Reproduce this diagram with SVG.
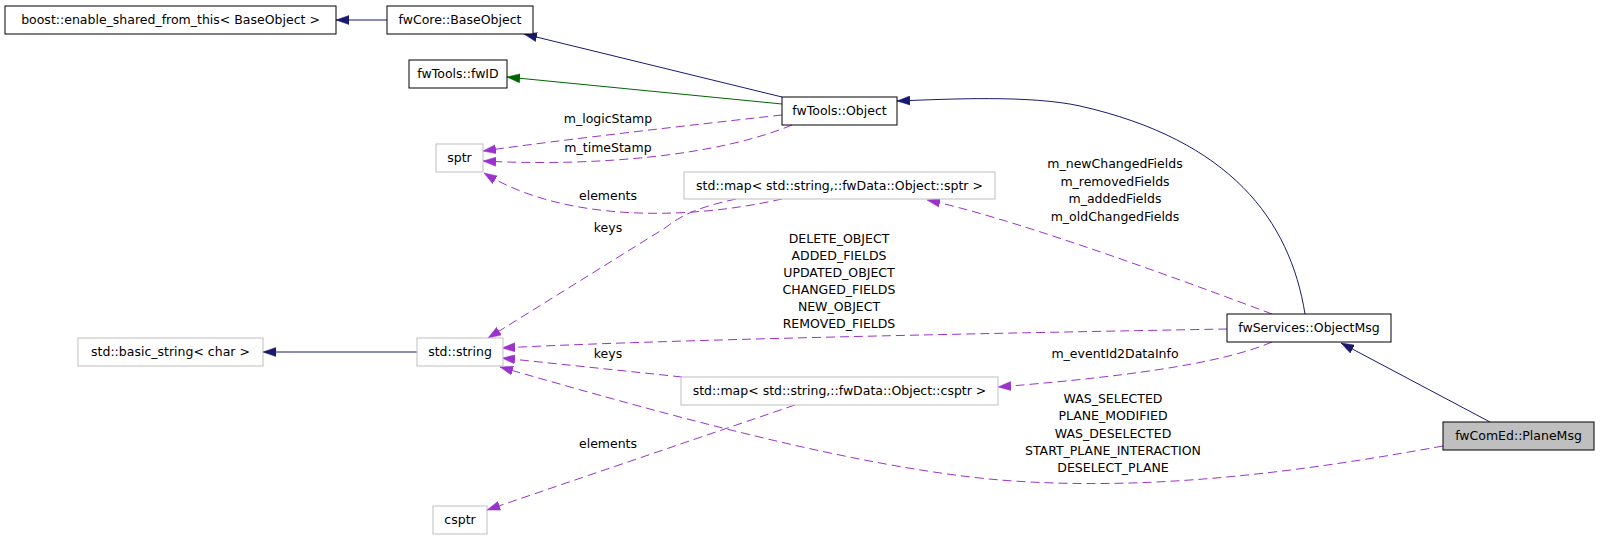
<svg xmlns="http://www.w3.org/2000/svg" width="1600" height="540" viewBox="0 0 1600 540">
<style>
  text { font-family: "DejaVu Sans", "Liberation Sans", sans-serif; font-size: 12.5px; fill: #000; }
  .nt { text-anchor: middle; }
  .lb { text-anchor: middle; }
  .doc { fill: #fff; stroke: #000; stroke-width: 1; }
  .und { fill: #fff; stroke: #bfbfbf; stroke-width: 1; }
  .cur { fill: #bfbfbf; stroke: #000; stroke-width: 1; }
  .inh { fill: none; stroke: #191970; stroke-width: 1; marker-end: url(#aNavy); }
  .inhg { fill: none; stroke: #006400; stroke-width: 1; marker-end: url(#aGreen); }
  .use { fill: none; stroke: #9a32cd; stroke-width: 1; stroke-dasharray: 9,5; marker-end: url(#aPurple); }
</style>
<defs>
  <marker id="aNavy" markerUnits="userSpaceOnUse" markerWidth="14" markerHeight="10" refX="13" refY="5" orient="auto" viewBox="0 0 14 10">
    <path d="M0,0.5 L13,5 L0,9.5 z" fill="#191970" stroke="#191970" stroke-width="0.5"/>
  </marker>
  <marker id="aGreen" markerUnits="userSpaceOnUse" markerWidth="14" markerHeight="10" refX="13" refY="5" orient="auto" viewBox="0 0 14 10">
    <path d="M0,0.5 L13,5 L0,9.5 z" fill="#006400" stroke="#006400" stroke-width="0.5"/>
  </marker>
  <marker id="aPurple" markerUnits="userSpaceOnUse" markerWidth="14" markerHeight="10" refX="13" refY="5" orient="auto" viewBox="0 0 14 10">
    <path d="M0,0.5 L13,5 L0,9.5 z" fill="#9a32cd" stroke="#9a32cd" stroke-width="0.5"/>
  </marker>
</defs>
<rect width="1600" height="540" fill="#fff"/>

<g id="connectors">
  <path class="inh" d="M387,20 L336,20"/>
  <path class="inh" d="M782,97 L524,34"/>
  <path class="inhg" d="M782,104 L507,77"/>
  <path class="inh" d="M1305,314 C1290,220 1230,140 1080,106 C1030,95 950,99 897,101"/>
  <path class="inh" d="M1490,422 L1341,343"/>
  <path class="inh" d="M417,352 L263,352"/>

  <path class="use" d="M782,115 C700,124 560,140 483,151"/>
  <path class="use" d="M792,125 C720,155 600,167 483,161"/>
  <path class="use" d="M782,199 C680,222 560,220 484,173"/>
  <path class="use" d="M736,199 C705,206 685,212 665,228 L488,338"/>
  <path class="use" d="M1272,314 C1150,268 1000,215 927,200"/>
  <path class="use" d="M1227,329 C1000,333 650,340 502,348"/>
  <path class="use" d="M1272,342 C1230,360 1150,375 998,387"/>
  <path class="use" d="M682,377 L502,358"/>
  <path class="use" d="M1443,446 C1300,472 1150,492 1000,480 C850,467 650,410 500,367"/>
  <path class="use" d="M795,405 L487,510"/>

  <text class="lb" x="608" y="123">m_logicStamp</text>
  <text class="lb" x="608" y="152">m_timeStamp</text>
  <text class="lb" x="608" y="200">elements</text>
  <text class="lb" x="608" y="232">keys</text>
  <text class="lb" x="1115" y="168">m_newChangedFields<tspan x="1115" dy="17.5">m_removedFields</tspan><tspan x="1115" dy="17.5">m_addedFields</tspan><tspan x="1115" dy="17.5">m_oldChangedFields</tspan></text>
  <text class="lb" x="839" y="243">DELETE_OBJECT<tspan x="839" dy="17">ADDED_FIELDS</tspan><tspan x="839" dy="17">UPDATED_OBJECT</tspan><tspan x="839" dy="17">CHANGED_FIELDS</tspan><tspan x="839" dy="17">NEW_OBJECT</tspan><tspan x="839" dy="17">REMOVED_FIELDS</tspan></text>
  <text class="lb" x="608" y="358">keys</text>
  <text class="lb" x="1115" y="358">m_eventId2DataInfo</text>
  <text class="lb" x="1113" y="403">WAS_SELECTED<tspan x="1113" dy="17.3">PLANE_MODIFIED</tspan><tspan x="1113" dy="17.3">WAS_DESELECTED</tspan><tspan x="1113" dy="17.3">START_PLANE_INTERACTION</tspan><tspan x="1113" dy="17.3">DESELECT_PLANE</tspan></text>
  <text class="lb" x="608" y="448">elements</text>
</g>

<g id="node-boost"><rect class="doc" x="5" y="6" width="331" height="28"/><text class="nt" x="170.5" y="24">boost::enable_shared_from_this&lt; BaseObject &gt;</text></g>
<g id="node-baseobject"><rect class="doc" x="387" y="6" width="146" height="28"/><text class="nt" x="460" y="24">fwCore::BaseObject</text></g>
<g id="node-fwid"><rect class="doc" x="409" y="60" width="98" height="28"/><text class="nt" x="458" y="78">fwTools::fwID</text></g>
<g id="node-object"><rect class="doc" x="782" y="97" width="115" height="28"/><text class="nt" x="839.5" y="115">fwTools::Object</text></g>
<g id="node-sptr"><rect class="und" x="436" y="144" width="47" height="28"/><text class="nt" x="459.5" y="162">sptr</text></g>
<g id="node-mapsptr"><rect class="und" x="684" y="172" width="311" height="27"/><text class="nt" x="839.5" y="190">std::map&lt; std::string,::fwData::Object::sptr &gt;</text></g>
<g id="node-basicstring"><rect class="und" x="78" y="338" width="185" height="28"/><text class="nt" x="170.5" y="356">std::basic_string&lt; char &gt;</text></g>
<g id="node-string"><rect class="und" x="417" y="338" width="86" height="28"/><text class="nt" x="460" y="356">std::string</text></g>
<g id="node-objectmsg"><rect class="doc" x="1227" y="314" width="164" height="28"/><text class="nt" x="1309" y="332">fwServices::ObjectMsg</text></g>
<g id="node-mapcsptr"><rect class="und" x="681" y="377" width="317" height="28"/><text class="nt" x="839.5" y="395">std::map&lt; std::string,::fwData::Object::csptr &gt;</text></g>
<g id="node-planemsg"><rect class="cur" x="1443" y="422" width="151" height="28"/><text class="nt" x="1518.5" y="440">fwComEd::PlaneMsg</text></g>
<g id="node-csptr"><rect class="und" x="433" y="506" width="54" height="28"/><text class="nt" x="460" y="524">csptr</text></g>
</svg>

» **What needs to be done**
Copy the material above in full and exactly, skipping pictures.

» **Reply**
Reproduce this diagram with SVG.
<svg xmlns="http://www.w3.org/2000/svg" width="1600" height="540" viewBox="0 0 1600 540">
<style>
  text { font-family: "DejaVu Sans", "Liberation Sans", sans-serif; font-size: 12.5px; fill: #000; }
  .nt { text-anchor: middle; }
  .lb { text-anchor: middle; }
  .doc { fill: #fff; stroke: #000; stroke-width: 1; }
  .und { fill: #fff; stroke: #bfbfbf; stroke-width: 1; }
  .cur { fill: #bfbfbf; stroke: #000; stroke-width: 1; }
  .inh { fill: none; stroke: #191970; stroke-width: 1; marker-end: url(#aNavy); }
  .inhg { fill: none; stroke: #006400; stroke-width: 1; marker-end: url(#aGreen); }
  .use { fill: none; stroke: #9a32cd; stroke-width: 1; stroke-dasharray: 9,5; marker-end: url(#aPurple); }
</style>
<defs>
  <marker id="aNavy" markerUnits="userSpaceOnUse" markerWidth="14" markerHeight="10" refX="13" refY="5" orient="auto" viewBox="0 0 14 10">
    <path d="M0,0.5 L13,5 L0,9.5 z" fill="#191970" stroke="#191970" stroke-width="0.5"/>
  </marker>
  <marker id="aGreen" markerUnits="userSpaceOnUse" markerWidth="14" markerHeight="10" refX="13" refY="5" orient="auto" viewBox="0 0 14 10">
    <path d="M0,0.5 L13,5 L0,9.5 z" fill="#006400" stroke="#006400" stroke-width="0.5"/>
  </marker>
  <marker id="aPurple" markerUnits="userSpaceOnUse" markerWidth="14" markerHeight="10" refX="13" refY="5" orient="auto" viewBox="0 0 14 10">
    <path d="M0,0.5 L13,5 L0,9.5 z" fill="#9a32cd" stroke="#9a32cd" stroke-width="0.5"/>
  </marker>
</defs>
<rect width="1600" height="540" fill="#fff"/>

<g id="connectors">
  <path class="inh" d="M387,20 L336,20"/>
  <path class="inh" d="M782,97 L524,34"/>
  <path class="inhg" d="M782,104 L507,77"/>
  <path class="inh" d="M1305,314 C1290,220 1230,140 1080,106 C1030,95 950,99 897,101"/>
  <path class="inh" d="M1490,422 L1341,343"/>
  <path class="inh" d="M417,352 L263,352"/>

  <path class="use" d="M782,115 C700,124 560,140 483,151"/>
  <path class="use" d="M792,125 C720,155 600,167 483,161"/>
  <path class="use" d="M782,199 C680,222 560,220 484,173"/>
  <path class="use" d="M736,199 C705,206 685,212 665,228 L488,338"/>
  <path class="use" d="M1272,314 C1150,268 1000,215 927,200"/>
  <path class="use" d="M1227,329 C1000,333 650,340 502,348"/>
  <path class="use" d="M1272,342 C1230,360 1150,375 998,387"/>
  <path class="use" d="M682,377 L502,358"/>
  <path class="use" d="M1443,446 C1300,472 1150,492 1000,480 C850,467 650,410 500,367"/>
  <path class="use" d="M795,405 L487,510"/>

  <text class="lb" x="608" y="123">m_logicStamp</text>
  <text class="lb" x="608" y="152">m_timeStamp</text>
  <text class="lb" x="608" y="200">elements</text>
  <text class="lb" x="608" y="232">keys</text>
  <text class="lb" x="1115" y="168">m_newChangedFields<tspan x="1115" dy="17.5">m_removedFields</tspan><tspan x="1115" dy="17.5">m_addedFields</tspan><tspan x="1115" dy="17.5">m_oldChangedFields</tspan></text>
  <text class="lb" x="839" y="243">DELETE_OBJECT<tspan x="839" dy="17">ADDED_FIELDS</tspan><tspan x="839" dy="17">UPDATED_OBJECT</tspan><tspan x="839" dy="17">CHANGED_FIELDS</tspan><tspan x="839" dy="17">NEW_OBJECT</tspan><tspan x="839" dy="17">REMOVED_FIELDS</tspan></text>
  <text class="lb" x="608" y="358">keys</text>
  <text class="lb" x="1115" y="358">m_eventId2DataInfo</text>
  <text class="lb" x="1113" y="403">WAS_SELECTED<tspan x="1113" dy="17.3">PLANE_MODIFIED</tspan><tspan x="1113" dy="17.3">WAS_DESELECTED</tspan><tspan x="1113" dy="17.3">START_PLANE_INTERACTION</tspan><tspan x="1113" dy="17.3">DESELECT_PLANE</tspan></text>
  <text class="lb" x="608" y="448">elements</text>
</g>

<g id="node-boost"><rect class="doc" x="5" y="6" width="331" height="28"/><text class="nt" x="170.5" y="24">boost::enable_shared_from_this&lt; BaseObject &gt;</text></g>
<g id="node-baseobject"><rect class="doc" x="387" y="6" width="146" height="28"/><text class="nt" x="460" y="24">fwCore::BaseObject</text></g>
<g id="node-fwid"><rect class="doc" x="409" y="60" width="98" height="28"/><text class="nt" x="458" y="78">fwTools::fwID</text></g>
<g id="node-object"><rect class="doc" x="782" y="97" width="115" height="28"/><text class="nt" x="839.5" y="115">fwTools::Object</text></g>
<g id="node-sptr"><rect class="und" x="436" y="144" width="47" height="28"/><text class="nt" x="459.5" y="162">sptr</text></g>
<g id="node-mapsptr"><rect class="und" x="684" y="172" width="311" height="27"/><text class="nt" x="839.5" y="190">std::map&lt; std::string,::fwData::Object::sptr &gt;</text></g>
<g id="node-basicstring"><rect class="und" x="78" y="338" width="185" height="28"/><text class="nt" x="170.5" y="356">std::basic_string&lt; char &gt;</text></g>
<g id="node-string"><rect class="und" x="417" y="338" width="86" height="28"/><text class="nt" x="460" y="356">std::string</text></g>
<g id="node-objectmsg"><rect class="doc" x="1227" y="314" width="164" height="28"/><text class="nt" x="1309" y="332">fwServices::ObjectMsg</text></g>
<g id="node-mapcsptr"><rect class="und" x="681" y="377" width="317" height="28"/><text class="nt" x="839.5" y="395">std::map&lt; std::string,::fwData::Object::csptr &gt;</text></g>
<g id="node-planemsg"><rect class="cur" x="1443" y="422" width="151" height="28"/><text class="nt" x="1518.5" y="440">fwComEd::PlaneMsg</text></g>
<g id="node-csptr"><rect class="und" x="433" y="506" width="54" height="28"/><text class="nt" x="460" y="524">csptr</text></g>
</svg>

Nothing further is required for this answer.